Much of this microbial life resides in the ocean, Earth’s largest biome, playing a critical role in both the carbon cycle and oceanic nutrition. Some ocean microbes use sunlight to fix or sequester carbon dioxide like a plant, and in turn produce nearly half of the oxygen we breathe. Other microbes catalyze the conversion of dinitrogen from the air into bioavailable forms that fuel ocean ecosystems, while other deep-dwelling microbes are actively “breathing” methane in the deep sea, controlling the release of this potent greenhouse gas into the atmosphere. Microbes are master chemists and engineers on Earth, and their coordinated activities have global consequences. Yet, despite their central importance, deciphering microbial and viral activities and interactions ― and connecting them to larger-scale geochemical and ecological processes ― has been a longstanding challenge, one my research group is trying to tackle.

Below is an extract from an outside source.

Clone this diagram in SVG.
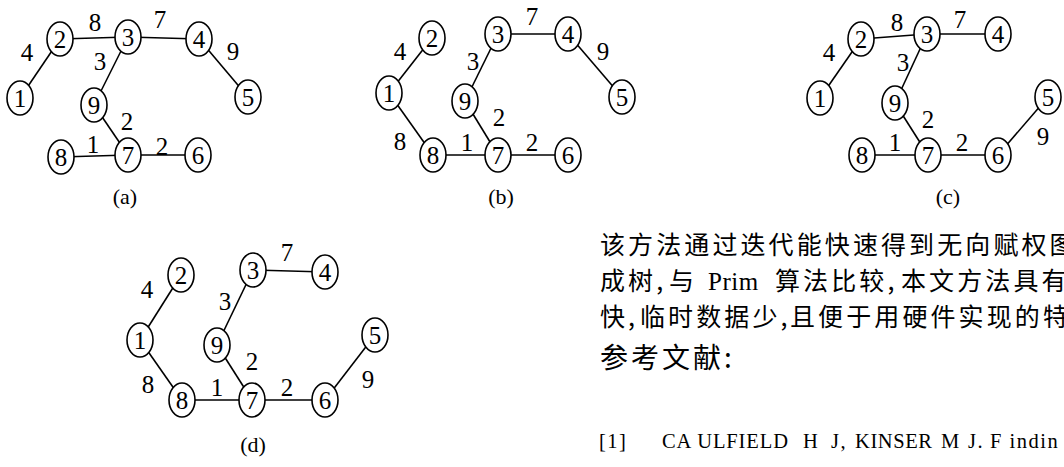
<svg xmlns="http://www.w3.org/2000/svg" width="1064" height="467" viewBox="0 0 1064 467">
<style>
.e line{stroke:#000;stroke-width:1.6}
.n ellipse{fill:#fff;stroke:#000;stroke-width:1.6}
.n text,.w,.cap{font-family:"Liberation Serif",serif;font-size:25px;text-anchor:middle;fill:#000}
.cap{font-size:22px}
.cjk{font-family:"Noto Sans CJK SC",sans-serif;font-size:25px;letter-spacing:3.1px;fill:#000}
.ser{font-family:"Liberation Serif",serif;font-size:25px;letter-spacing:0.5px}
.ref{font-family:"Liberation Serif",serif;font-size:20.5px;fill:#000;letter-spacing:1.5px}
</style>
<rect width="1064" height="467" fill="#fff"/>

<!-- Panel (a) -->
<g id="conn-a" class="e">
<line x1="20" y1="98" x2="60" y2="39"/>
<line x1="60" y1="39" x2="128" y2="37"/>
<line x1="128" y1="37" x2="199" y2="39"/>
<line x1="199" y1="39" x2="248" y2="97"/>
<line x1="128" y1="37" x2="94" y2="105"/>
<line x1="94" y1="105" x2="128" y2="155"/>
<line x1="61" y1="157" x2="128" y2="155"/>
<line x1="128" y1="155" x2="198" y2="155"/>
</g>
<g id="wts-a">
<text class="w" x="27" y="61">4</text>
<text class="w" x="95" y="31">8</text>
<text class="w" x="160" y="28">7</text>
<text class="w" x="233" y="60">9</text>
<text class="w" x="100" y="70">3</text>
<text class="w" x="127" y="130">2</text>
<text class="w" x="93" y="153">1</text>
<text class="w" x="162" y="155">2</text>
</g>
<g id="a1" class="n"><ellipse cx="20" cy="98" rx="13" ry="17"/><text x="20" y="106.5">1</text></g>
<g id="a2" class="n"><ellipse cx="60" cy="39" rx="13" ry="17"/><text x="60" y="47.5">2</text></g>
<g id="a3" class="n"><ellipse cx="128" cy="37" rx="13" ry="17"/><text x="128" y="45.5">3</text></g>
<g id="a4" class="n"><ellipse cx="199" cy="39" rx="13" ry="17"/><text x="199" y="47.5">4</text></g>
<g id="a5" class="n"><ellipse cx="248" cy="97" rx="13" ry="17"/><text x="248" y="105.5">5</text></g>
<g id="a9" class="n"><ellipse cx="94" cy="105" rx="13" ry="17"/><text x="94" y="113.5">9</text></g>
<g id="a8" class="n"><ellipse cx="61" cy="157" rx="13" ry="17"/><text x="61" y="165.5">8</text></g>
<g id="a7" class="n"><ellipse cx="128" cy="155" rx="13" ry="17"/><text x="128" y="163.5">7</text></g>
<g id="a6" class="n"><ellipse cx="198" cy="155" rx="13" ry="17"/><text x="198" y="163.5">6</text></g>
<text class="cap" x="125" y="204">(a)</text>

<!-- Panel (b) -->
<g id="conn-b" class="e">
<line x1="389" y1="93" x2="432" y2="38"/>
<line x1="389" y1="93" x2="433" y2="155"/>
<line x1="498" y1="34" x2="568" y2="34"/>
<line x1="568" y1="34" x2="622" y2="97"/>
<line x1="498" y1="34" x2="465" y2="101"/>
<line x1="465" y1="101" x2="498" y2="155"/>
<line x1="433" y1="155" x2="498" y2="155"/>
<line x1="498" y1="155" x2="568" y2="155"/>
</g>
<g id="wts-b">
<text class="w" x="400" y="60">4</text>
<text class="w" x="400" y="150">8</text>
<text class="w" x="532" y="25">7</text>
<text class="w" x="603" y="60">9</text>
<text class="w" x="473" y="70">3</text>
<text class="w" x="499" y="126">2</text>
<text class="w" x="467" y="151">1</text>
<text class="w" x="532" y="151">2</text>
</g>
<g id="b1" class="n"><ellipse cx="389" cy="93" rx="13" ry="17"/><text x="389" y="101.5">1</text></g>
<g id="b2" class="n"><ellipse cx="432" cy="38" rx="13" ry="17"/><text x="432" y="46.5">2</text></g>
<g id="b3" class="n"><ellipse cx="498" cy="34" rx="13" ry="17"/><text x="498" y="42.5">3</text></g>
<g id="b4" class="n"><ellipse cx="568" cy="34" rx="13" ry="17"/><text x="568" y="42.5">4</text></g>
<g id="b5" class="n"><ellipse cx="622" cy="97" rx="13" ry="17"/><text x="622" y="105.5">5</text></g>
<g id="b9" class="n"><ellipse cx="465" cy="101" rx="13" ry="17"/><text x="465" y="109.5">9</text></g>
<g id="b8" class="n"><ellipse cx="433" cy="155" rx="13" ry="17"/><text x="433" y="163.5">8</text></g>
<g id="b7" class="n"><ellipse cx="498" cy="155" rx="13" ry="17"/><text x="498" y="163.5">7</text></g>
<g id="b6" class="n"><ellipse cx="568" cy="155" rx="13" ry="17"/><text x="568" y="163.5">6</text></g>
<text class="cap" x="501" y="204">(b)</text>

<!-- Panel (c) -->
<g id="conn-c" class="e">
<line x1="820" y1="98" x2="861" y2="39"/>
<line x1="861" y1="39" x2="927" y2="34"/>
<line x1="927" y1="34" x2="998" y2="34"/>
<line x1="927" y1="34" x2="895" y2="103"/>
<line x1="895" y1="103" x2="928" y2="155"/>
<line x1="862" y1="155" x2="928" y2="155"/>
<line x1="928" y1="155" x2="998" y2="155"/>
<line x1="998" y1="155" x2="1048" y2="97"/>
</g>
<g id="wts-c">
<text class="w" x="829" y="61">4</text>
<text class="w" x="897" y="31">8</text>
<text class="w" x="960" y="28">7</text>
<text class="w" x="903" y="71">3</text>
<text class="w" x="928" y="128">2</text>
<text class="w" x="895" y="151">1</text>
<text class="w" x="962" y="151">2</text>
<text class="w" x="1043" y="145">9</text>
</g>
<g id="c1" class="n"><ellipse cx="820" cy="98" rx="13" ry="17"/><text x="820" y="106.5">1</text></g>
<g id="c2" class="n"><ellipse cx="861" cy="39" rx="13" ry="17"/><text x="861" y="47.5">2</text></g>
<g id="c3" class="n"><ellipse cx="927" cy="34" rx="13" ry="17"/><text x="927" y="42.5">3</text></g>
<g id="c4" class="n"><ellipse cx="998" cy="34" rx="13" ry="17"/><text x="998" y="42.5">4</text></g>
<g id="c5" class="n"><ellipse cx="1048" cy="97" rx="13" ry="17"/><text x="1048" y="105.5">5</text></g>
<g id="c9" class="n"><ellipse cx="895" cy="103" rx="13" ry="17"/><text x="895" y="111.5">9</text></g>
<g id="c8" class="n"><ellipse cx="862" cy="155" rx="13" ry="17"/><text x="862" y="163.5">8</text></g>
<g id="c7" class="n"><ellipse cx="928" cy="155" rx="13" ry="17"/><text x="928" y="163.5">7</text></g>
<g id="c6" class="n"><ellipse cx="998" cy="155" rx="13" ry="17"/><text x="998" y="163.5">6</text></g>
<text class="cap" x="948" y="204">(c)</text>

<!-- Panel (d) -->
<g id="conn-d" class="e">
<line x1="140" y1="340" x2="181" y2="275"/>
<line x1="140" y1="340" x2="182" y2="400"/>
<line x1="253" y1="270" x2="325" y2="272"/>
<line x1="253" y1="270" x2="217" y2="345"/>
<line x1="217" y1="345" x2="252" y2="400"/>
<line x1="182" y1="400" x2="252" y2="400"/>
<line x1="252" y1="400" x2="325" y2="400"/>
<line x1="325" y1="400" x2="375" y2="335"/>
</g>
<g id="wts-d">
<text class="w" x="147" y="298">4</text>
<text class="w" x="148" y="393">8</text>
<text class="w" x="287" y="261">7</text>
<text class="w" x="225" y="310">3</text>
<text class="w" x="252" y="370">2</text>
<text class="w" x="217" y="396">1</text>
<text class="w" x="287" y="396">2</text>
<text class="w" x="368" y="388">9</text>
</g>
<g id="d1" class="n"><ellipse cx="140" cy="340" rx="13" ry="17"/><text x="140" y="348.5">1</text></g>
<g id="d2" class="n"><ellipse cx="181" cy="275" rx="13" ry="17"/><text x="181" y="283.5">2</text></g>
<g id="d3" class="n"><ellipse cx="253" cy="270" rx="13" ry="17"/><text x="253" y="278.5">3</text></g>
<g id="d4" class="n"><ellipse cx="325" cy="272" rx="13" ry="17"/><text x="325" y="280.5">4</text></g>
<g id="d5" class="n"><ellipse cx="375" cy="335" rx="13" ry="17"/><text x="375" y="343.5">5</text></g>
<g id="d9" class="n"><ellipse cx="217" cy="345" rx="13" ry="17"/><text x="217" y="353.5">9</text></g>
<g id="d8" class="n"><ellipse cx="182" cy="400" rx="13" ry="17"/><text x="182" y="408.5">8</text></g>
<g id="d7" class="n"><ellipse cx="252" cy="400" rx="13" ry="17"/><text x="252" y="408.5">7</text></g>
<g id="d6" class="n"><ellipse cx="325" cy="400" rx="13" ry="17"/><text x="325" y="408.5">6</text></g>
<text class="cap" x="253" y="452">(d)</text>

<!-- Text block -->
<text class="cjk" x="600" y="254">该方法通过迭代能快速得到无向赋权图</text>
<text class="cjk" y="290"><tspan x="600">成树,</tspan><tspan x="669">与</tspan><tspan x="708" class="ser">Prim</tspan><tspan x="775">算法比较,</tspan><tspan x="901">本文方法具有</tspan></text>
<text class="cjk" y="326"><tspan x="600">快,</tspan><tspan x="640">临时数据少,</tspan><tspan x="790">且便于用硬件实现的特</tspan></text>
<text class="cjk" x="600" y="368" style="font-size:28px;letter-spacing:3px">参考文献:</text>
<text class="ref" y="448"><tspan x="599">[1]</tspan><tspan x="662" style="letter-spacing:0.9px">CA ULFIELD</tspan><tspan x="803">H</tspan><tspan x="831">J,</tspan><tspan x="855" style="letter-spacing:0.6px">KINSER</tspan><tspan x="941">M</tspan><tspan x="968">J.</tspan><tspan x="990">F indin</tspan></text>
</svg>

To answer some of these fundamental questions, we have been using new multidisciplinary research approaches for studying microbial activity and interactions in marine ecosystems at a scale that is relevant to the microorganism. Our research has been applying single-cell targeted isotopic and molecular methods to shed new light onto geobiological questions such as how environmental bacteria and archaea metabolically cooperate to oxidize methane in marine sediments or how fast microorganisms grow in the deep subsurface, many hundreds of meters into the seafloor.